Comment vivre avec le poids de l'Holocauste, et parmi les ex-agents de la «solution finale», c'est le dilemme au coeur du film The Reader montré vendredi à la Berlinale, où un lycéen découvre l'amour avec une ex-gardienne de camp de concentration jouée par Kate Winslet.

Adapté d'un roman à succès de l'Allemand Bernhard Schlink et déjà sorti en salles dans une demi-douzaine de pays depuis début janvier, The Reader est montré hors compétition au festival (5-15 février).

Thème marquant de cette Berlinale, le passé nazi de l'Allemagne est aussi au coeur d'Adam ressuscité de Paul Schrader, avec Jeff Goldblum, et de John Rabe de Florian Gallenberger, eux aussi hors compétition.

Auréolée de sa nomination à l'Oscar de la meilleure actrice - The Reader est en lice pour cinq des statuettes remises le 22 février à Hollywood - la star Kate Winslet est apparue rayonnante, aux côtés de son partenaire Ralph Fiennes.

Signé par le Britannique Stephen Daldry - réalisateur de The Hours qui a valu un Oscar à Nicole Kidman en 2002 - The Reader raconte l'histoire d'un homme marqué à vie par une liaison.

Élevé dans l'Allemagne de l'après-guerre au sein d'une famille bourgeoise ordinaire, Michael n'a que quinze ans lorsqu'il rencontre Hanna, de vingt ans son aînée, une femme du peuple aux manières rudes qui devient son amante.

Après des semaines d'une liaison où le garçon en culottes courtes lui lit Homère, Mark Twain ou Anton Tchekhov en guise de préliminaires amoureux, Hanna disparaît, laissant Michael en plein désarroi.

Devenu étudiant en droit huit ans plus tard, il découvre, au tribunal, son amour de jeunesse jugé pour avoir été gardienne d'un camp de concentration.

Si Daldry passe avec fluidité des années 1950 aux années 1980 et évoque avec finesse le désespoir amoureux de Michael, il achoppe en revanche sur l'enjeu majeur du film: suggérer les raisons du comportement monstrueux de l'héroïne.

Car le mystère de la «banalité du mal» - selon la célèbre formule d'Hannah Arendt - ou l'insensibilité des milliers d'agents anonymes qui servirent la «solution finale» en s'acquittant de leur tâche sans états d'âme, reste entier.

Pour le quotidien berlinois Tagesspiegel, le jeu de Kate Winslet est «l'évènement» d'un film qui «comme le roman, renonce avec intelligence à toute reconstitution de l'époque nazie» pour se contenter de suggérer l'horreur.

«Ce rôle était très compliqué pour moi, j'ai ressenti une énorme responsabilité, je voulais rendre hommage au roman», a déclaré Kate Winslet.

«J'aurais eu tort de prendre la responsabilité d'essayer d'humaniser Hanna, mais je devais en faire un être humain, une femme capable d'amour, de vulnérabilité et d'un certain courage», a-t-elle dit à la presse.

«Le fait qu'elle soit illettrée et l'incroyable honte qu'elle en éprouve, nous informe sur ce qu'elle est.

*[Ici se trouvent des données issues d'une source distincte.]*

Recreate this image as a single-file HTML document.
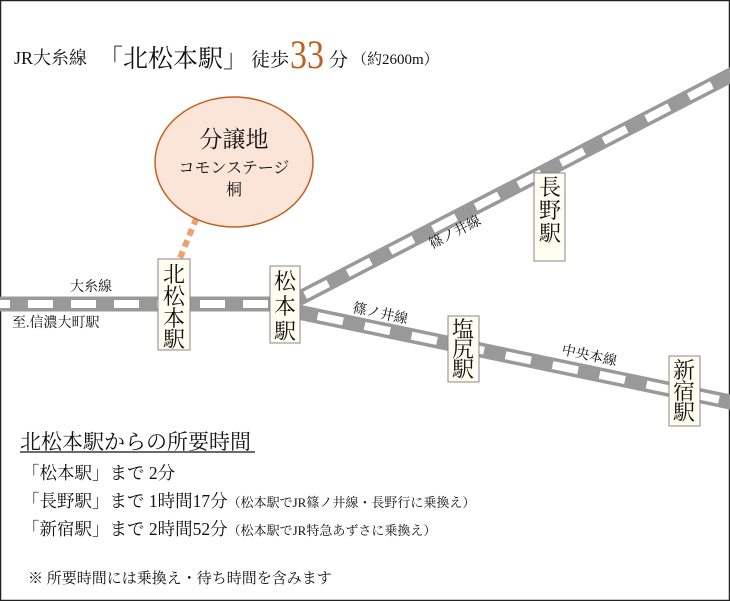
<!DOCTYPE html>
<html><head><meta charset="utf-8"><style>
body{margin:0;background:#fff}
svg{display:block}
text{font-family:"Liberation Serif","Noto Serif CJK SC","Noto Serif CJK JP",serif;fill:#111}
</style></head><body>
<svg width="730" height="601" viewBox="0 0 730 601" xmlns="http://www.w3.org/2000/svg">
<rect x="0.5" y="0.5" width="729" height="600" fill="#fff" stroke="#222" stroke-width="1.5"/>
<!-- title -->
<text x="14" y="64" font-size="18">JR大糸線</text>
<text x="98" y="67" font-size="25">「北松本駅」</text>
<text x="251" y="66" font-size="19">徒歩</text>
<text x="290" y="68" font-size="40" fill="#c0601e" style="fill:#c0601e" transform="translate(290,68) scale(0.85,1) translate(-290,-68)">33</text>
<text x="329" y="66" font-size="19">分</text>
<text x="352" y="64" font-size="15">（約2600m）</text>
<!-- tracks -->
<g fill="none">
<line x1="0" y1="304" x2="300" y2="304" stroke="#999" stroke-width="15"/>
<line x1="0" y1="304" x2="300" y2="304" stroke="#fff" stroke-width="8" stroke-dasharray="25 18" stroke-dashoffset="-28"/>
<line x1="298" y1="299" x2="735" y2="73" stroke="#999" stroke-width="15"/>
<line x1="298" y1="299" x2="735" y2="73" stroke="#fff" stroke-width="8" stroke-dasharray="26 22" stroke-dashoffset="-8"/>
<line x1="298" y1="312" x2="735" y2="403" stroke="#999" stroke-width="15"/>
<line x1="298" y1="312" x2="735" y2="403" stroke="#fff" stroke-width="8" stroke-dasharray="26 22" stroke-dashoffset="-20"/>
</g>
<!-- ellipse -->
<line x1="201" y1="207" x2="180" y2="258" stroke="#f0a070" stroke-width="6" stroke-dasharray="7 5"/>
<ellipse cx="234" cy="162" rx="79" ry="65" fill="#fbe4d8" stroke="#c4601e" stroke-width="1.5"/>
<text x="234" y="147" font-size="23" text-anchor="middle">分譲地</text>
<text x="234" y="173" font-size="16" text-anchor="middle">コモンステージ</text>
<text x="234" y="195" font-size="16" text-anchor="middle">桐</text>
<!-- station boxes -->
<g fill="#fdfdf0" stroke="#888" stroke-width="1">
<rect x="158" y="259" width="32" height="91"/>
<rect x="270" y="266" width="30" height="77"/>
<rect x="534" y="173" width="31" height="88"/>
<rect x="448" y="316" width="31" height="66"/>
<rect x="669" y="356" width="31" height="70"/>
</g>
<g font-size="22" text-anchor="middle">
<text x="174" y="282">北</text><text x="174" y="304">松</text><text x="174" y="326">本</text><text x="174" y="347">駅</text>
<text x="285" y="289">松</text><text x="285" y="314">本</text><text x="285" y="339">駅</text>
<text x="550" y="195">長</text><text x="550" y="218">野</text><text x="550" y="241">駅</text>
<text x="463" y="337">塩</text><text x="463" y="357">尻</text><text x="463" y="377">駅</text>
<text x="684" y="378">新</text><text x="684" y="399">宿</text><text x="684" y="420">駅</text>
</g>
<!-- line labels -->
<g font-size="14">
<text x="70" y="291">大糸線</text>
<text x="12" y="327">至.信濃大町駅</text>
<text x="0" y="0" transform="translate(432,249) rotate(-27)">篠ノ井線</text>
<text x="0" y="0" transform="translate(352,312) rotate(12)">篠ノ井線</text>
<text x="0" y="0" transform="translate(561,354) rotate(12)">中央本線</text>
</g>
<!-- bottom text -->
<text x="20" y="449" font-size="21">北松本駅からの所要時間</text>
<line x1="20" y1="452" x2="255" y2="452" stroke="#111" stroke-width="1.2"/>
<text x="22" y="479" font-size="17.5">「松本駅」まで  2分</text>
<text x="22" y="507" font-size="17.5">「長野駅」まで  1時間17分<tspan font-size="13">（松本駅でJR篠ノ井線・長野行に乗換え）</tspan></text>
<text x="22" y="535" font-size="17.5">「新宿駅」まで  2時間52分<tspan font-size="13">（松本駅でJR特急あずさに乗換え）</tspan></text>
<text x="28" y="583" font-size="15">※ 所要時間には乗換え・待ち時間を含みます</text>
</svg>
</body></html>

Sa culpabilité, elle en prend conscience pendant son procès et en prison».

La compétition, où 18 films concourent pour l'Ours d'or, a démarré vendredi avec Little Soldier, un drame social réaliste plutôt bien écrit mais à la réalisation sans surprises.

La Danoise Annette K. Olesen y dresse le portrait de Lotte (Trine Dyrholm), une femme soldat de retour après une traumatisante mission à l'étranger.

Fauchée, elle accepte de travailler comme chauffeur pour son père proxénète, et s'attache à Lily (Lorna Brown) la jeune Nigériane qu'elle mène d'un client à l'autre.

Le Français François Ozon a aussi dévoilé Ricky, le portrait d'un bébé ailé, un mariage osé et plutôt réussi de réalisme et de merveilleux.